As to the Okwenya Stream forming the boundary of the lands on its Somanya side, the evidence of the 1st co-defendant, and that of the Konor (Nene Mate Kole, D.W1) described the Okwenya Stream as forming one of the boundaries of the Manya Krobo Stool [p.328] lands. This followed the description of the Manya Krobo Stool lands as claimed in Exhibit "3" by the Konor, which was as follows:

"On the North it is bounded by Okoi Stream and the Volta River, on the South by the Mutuke Stream, and the Lome Stream, and on the West by Manya Krobo Stool lands. 'Oko' is the same as 'Okwei'."

In view of the method by which the Manya Krobos and the Yilo Krobos acquired land in the area, the only way in which the Manya Krobo Stool can defeat the plaintiff's evidence of possession and occupation of a portion of the land is to produce Manya Krobo subjects whose ancestors farmed the area in ancient times.
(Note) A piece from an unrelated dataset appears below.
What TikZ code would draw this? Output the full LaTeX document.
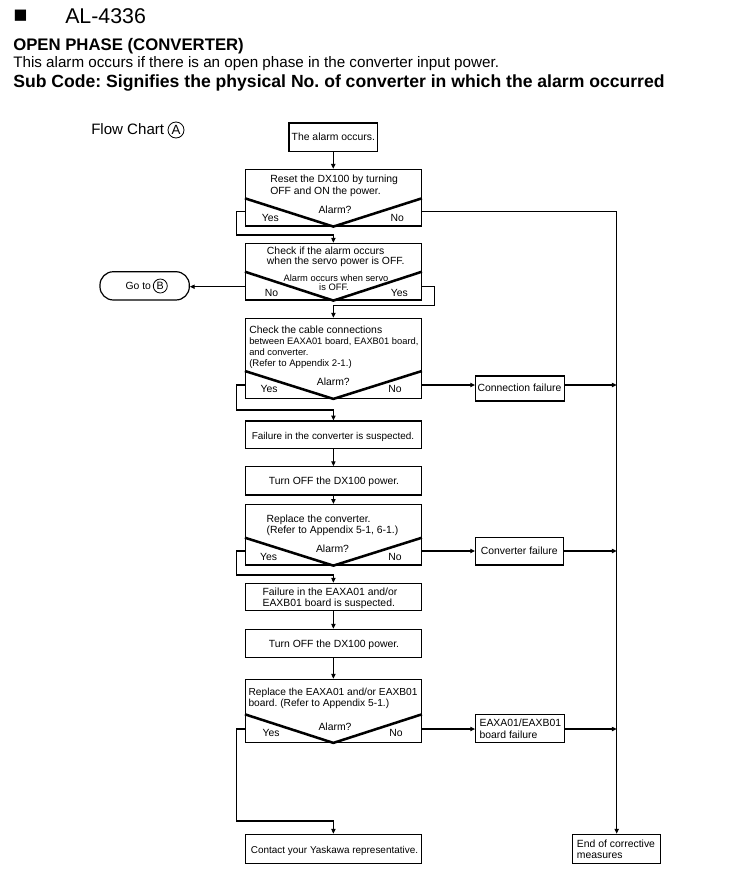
\documentclass[tikz,border=0pt]{standalone}
\usepackage{fontspec}
\setmainfont{Liberation Sans}
\newfontfamily\dejavu{DejaVu Sans}
\usetikzlibrary{arrows.meta,calc}
\newcommand\fsz[1]{\fontsize{#1}{#1}\selectfont}
\frenchspacing
\begin{document}
\begin{tikzpicture}[x=0.75pt,y=-0.75pt,
  box/.style={draw, line width=0.9pt, rectangle, inner sep=0, minimum width=131.85pt},
  conn/.style={line width=0.8pt},
  arr/.style={conn, -{Triangle[length=3.6pt,width=3.2pt]}},
  diag/.style={line width=1.9pt},
  tm/.style={inner sep=0, font=\fsz{7.8}},
  tn/.style={inner sep=0, font=\fsz{7.45}},
  ts/.style={inner sep=0, font=\fsz{7}},
  circ/.style={circle, draw, line width=0.6pt, inner sep=0}]
\fill[white] (0,0) rectangle (732,893);
\useasboundingbox (0,0) rectangle (732,893);
% header
\node[inner sep=0, font=\dejavu\fsz{11}] (sq) at (20.5,15.5) {■};
\node[inner sep=0, anchor=base west, font=\fsz{16}] (title) at (65,23) {AL-4336};
\node[inner sep=0, anchor=base west, font=\bfseries\fsz{12.55}] (h1) at (13,50) {OPEN PHASE (CONVERTER)};
\node[inner sep=0, anchor=base west, font=\fsz{11.4}] (h2) at (13,67.5) {This alarm occurs if there is an open phase in the converter input power.};
\node[inner sep=0, anchor=base west, font=\bfseries\fsz{13.2}] (h3) at (13,87.5) {Sub Code: Signifies the physical No. of converter in which the alarm occurred};
\node[inner sep=0, anchor=base west, font=\fsz{11.3}] (fc) at (91,134.5) {Flow Chart};
\node[circ, minimum size=12pt, font=\fsz{10}] (cA) at (176,130) {A};
% boxes
\node[box, minimum width=66.4pt, minimum height=21.4pt] (B0) at (333.25,137.25) {};
\node[box, minimum height=42.5pt] (B1) at (333.4,197.65) {};
\node[box, minimum height=42.5pt] (B2) at (333.4,271.65) {};
\node[box, minimum height=60pt] (B3) at (333.4,358.3) {};
\node[box, minimum height=20.5pt] (B4) at (333.4,434.65) {};
\node[box, minimum height=21.2pt] (B5) at (333.4,480.85) {};
\node[box, minimum height=45.4pt] (B6) at (333.4,534.75) {};
\node[box, minimum height=20.4pt] (B7) at (333.4,596.9) {};
\node[box, minimum height=21pt] (B8) at (333.4,643.3) {};
\node[box, minimum height=47.25pt] (B9) at (333.4,710.8) {};
\node[box, minimum height=21.75pt] (B10) at (333.4,848.8) {};
\node[box, minimum width=66.45pt, minimum height=18.75pt] (C1) at (520,388.5) {};
\node[box, minimum width=65.9pt, minimum height=20.5pt] (C2) at (519.6,551.35) {};
\node[box, minimum width=66.45pt, minimum height=21pt] (C3) at (520,728.3) {};
\node[box, minimum width=66pt, minimum height=21.75pt] (E) at (616.7,848.8) {};
\node[box, rounded corners=10pt, minimum width=67pt, minimum height=21.2pt] (G) at (144.65,285.85) {};
% decision V shapes
\coordinate (v1) at (0,198.3);
\coordinate (v2) at (0,271.7);
\coordinate (v3) at (0,371);
\coordinate (v6) at (0,537.7);
\coordinate (v9) at (0,714.3);
\draw[diag] (B1.west |- v1) -- (B1.south) -- (B1.east |- v1);
\draw[diag] (B2.west |- v2) -- (B2.south) -- (B2.east |- v2);
\draw[diag] (B3.west |- v3) -- (B3.south) -- (B3.east |- v3);
\draw[diag] (B6.west |- v6) -- (B6.south) -- (B6.east |- v6);
\draw[diag] (B9.west |- v9) -- (B9.south) -- (B9.east |- v9);
% texts
\node[tm, anchor=base] (t0) at (333.3,140.7) {The alarm occurs.};
\node[tm, anchor=base west] (t1a) at (270,182) {Reset the DX100 by turning};
\node[tm, anchor=base west] (t1b) at (270,194.4) {OFF and ON the power.};
\node[tm, anchor=base] (q1) at (335,213) {Alarm?};
\node[tm, anchor=base] (y1) at (270.3,221) {Yes};
\node[tm, anchor=base] (n1) at (397.3,221) {No};
\node[tm, anchor=base west] (t2a) at (266.7,254.4) {Check if the alarm occurs};
\node[tm, anchor=base west] (t2b) at (266.7,264.7) {when the servo power is OFF.};
\node[ts, anchor=base] (q2a) at (336,281.6) {Alarm occurs when servo};
\node[ts, anchor=base] (q2b) at (334,290.3) {is OFF.};
\node[tm, anchor=base] (n2) at (271.5,296) {No};
\node[tm, anchor=base] (y2) at (399.3,296) {Yes};
\node[tm, anchor=base west] (t3a) at (249,333.7) {Check the cable connections};
\node[ts, anchor=base west] (t3b) at (249,344) {between EAXA01 board, EAXB01 board,};
\node[ts, anchor=base west] (t3c) at (249,355) {and converter.};
\node[inner sep=0, font=\fsz{7.2}, anchor=base west] (t3d) at (249,366.4) {(Refer to Appendix 2-1.)};
\node[tm, anchor=base] (q3) at (333.3,385.4) {Alarm?};
\node[tm, anchor=base] (y3) at (269,392.7) {Yes};
\node[tm, anchor=base] (n3) at (395,392.7) {No};
\node[tn, anchor=base] (t4) at (333,439.7) {Failure in the converter is suspected.};
\node[tm, anchor=base] (t5) at (334,484.7) {Turn OFF the DX100 power.};
\node[tm, anchor=base west] (t6a) at (266.3,522.7) {Replace the converter.};
\node[tm, anchor=base west] (t6b) at (266.3,533) {(Refer to Appendix 5-1, 6-1.)};
\node[tm, anchor=base] (q6) at (332.5,552.7) {Alarm?};
\node[tm, anchor=base] (y6) at (268.5,560.4) {Yes};
\node[tm, anchor=base] (n6) at (395,560) {No};
\node[tm, anchor=base west] (t7a) at (262.3,595.4) {Failure in the EAXA01 and/or};
\node[tm, anchor=base west] (t7b) at (262.3,606.7) {EAXB01 board is suspected.};
\node[tm, anchor=base] (t8) at (334,647) {Turn OFF the DX100 power.};
\node[inner sep=0, font=\fsz{7.65}, anchor=base west] (t9a) at (248.3,695.4) {Replace the EAXA01 and/or EAXB01};
\node[inner sep=0, font=\fsz{7.65}, anchor=base west] (t9b) at (248.3,706.4) {board. (Refer to Appendix 5-1.)};
\node[tm, anchor=base] (q9) at (335,730.4) {Alarm?};
\node[tm, anchor=base] (y9) at (271,736.7) {Yes};
\node[tm, anchor=base] (n9) at (396,736.7) {No};
\node[tn, anchor=base] (t10) at (334.5,853) {Contact your Yaskawa representative.};
\node[tm, anchor=base] (tc1) at (519.5,391.7) {Connection failure};
\node[tm, anchor=base] (tc2) at (519.2,554.7) {Converter failure};
\node[tm, anchor=base west] (tc3a) at (479.3,726.4) {EAXA01/EAXB01};
\node[tm, anchor=base west] (tc3b) at (479.3,738.7) {board failure};
\node[tm, anchor=base west] (tea) at (576.7,847) {End of corrective};
\node[tm, anchor=base west] (teb) at (576.7,858) {measures};
\node[tm, anchor=base] (tg) at (138.3,289.7) {Go to};
\node[circ, minimum size=10.5pt, font=\fsz{8}] (cB) at (160.3,286) {B};
% connectors
\coordinate (r1) at (0,211.7);
\coordinate (j1) at (236.7,235);
\coordinate (r2) at (0,286.7);
\coordinate (j2) at (434.3,305.7);
\coordinate (r3) at (0,385);
\coordinate (j3) at (236.7,410);
\coordinate (r6) at (0,551);
\coordinate (j6) at (236.7,575);
\coordinate (r9) at (0,729);
\coordinate (j9) at (236.2,821);
\draw[arr] (B0.south) -- (B0.south |- B1.north);
\draw[arr] (B1.west |- r1) -| (j1) -| (B2.north);
\draw[arr] (B1.east |- r1) -| (E.north);
\draw[arr] (B2.west |- r2) -- (G.east |- r2);
\draw[arr] (B2.east |- r2) -| (j2) -| (B3.north);
\draw[arr] (B3.west |- r3) -| (j3) -| (B4.north);
\draw[arr] (B3.east |- r3) -- (C1.west |- r3);
\draw[arr] (C1.east |- r3) -- (E.north |- r3);
\draw[arr] (B4.south) -- (B5.north);
\draw[arr] (B5.south) -- (B6.north);
\draw[arr] (B6.west |- r6) -| (j6) -| (B7.north);
\draw[arr] (B6.east |- r6) -- (C2.west |- r6);
\draw[arr] (C2.east |- r6) -- (E.north |- r6);
\draw[arr] (B7.south) -- (B8.north);
\draw[arr] (B8.south) -- (B9.north);
\draw[arr] (B9.west |- r9) -| (j9) -| (B10.north);
\draw[arr] (B9.east |- r9) -- (C3.west |- r9);
\draw[arr] (C3.east |- r9) -- (E.north |- r9);
\end{tikzpicture}
\end{document}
No Manya Krobo family has come forward to claim the land in dispute as his ancestral family property. That being so, the Stool, which can acquire title only through its subjects, cannot resist the evidence of a Yilo Krobo subject whose ancestor's original cultivation of that portion of the land has been established.

I accept the evidence of the plaintiff, and that of all those witnesses to whom I have referred above, each of whom impressed me most favourably as a truthful witness. I must say that the tone of the cross-examination of the witnesses other than P.W.2, and specially of the old woman Koryo (P.W.4) leaves the impression that it is not disputed that those named as boundary owners, own land in the area.

I am satisfied

(1) that the plaintiff's ancestors, like many other Krobos-Yilo as well as Manya-in ancient times farmed portions of the land at the foot of the Krobo Hill, and

(2) that the land which the plaintiff's ancestors so farmed is now the ancestral property of his family, and

(3) that that land is as described by him, and as confirmed by his witnesses.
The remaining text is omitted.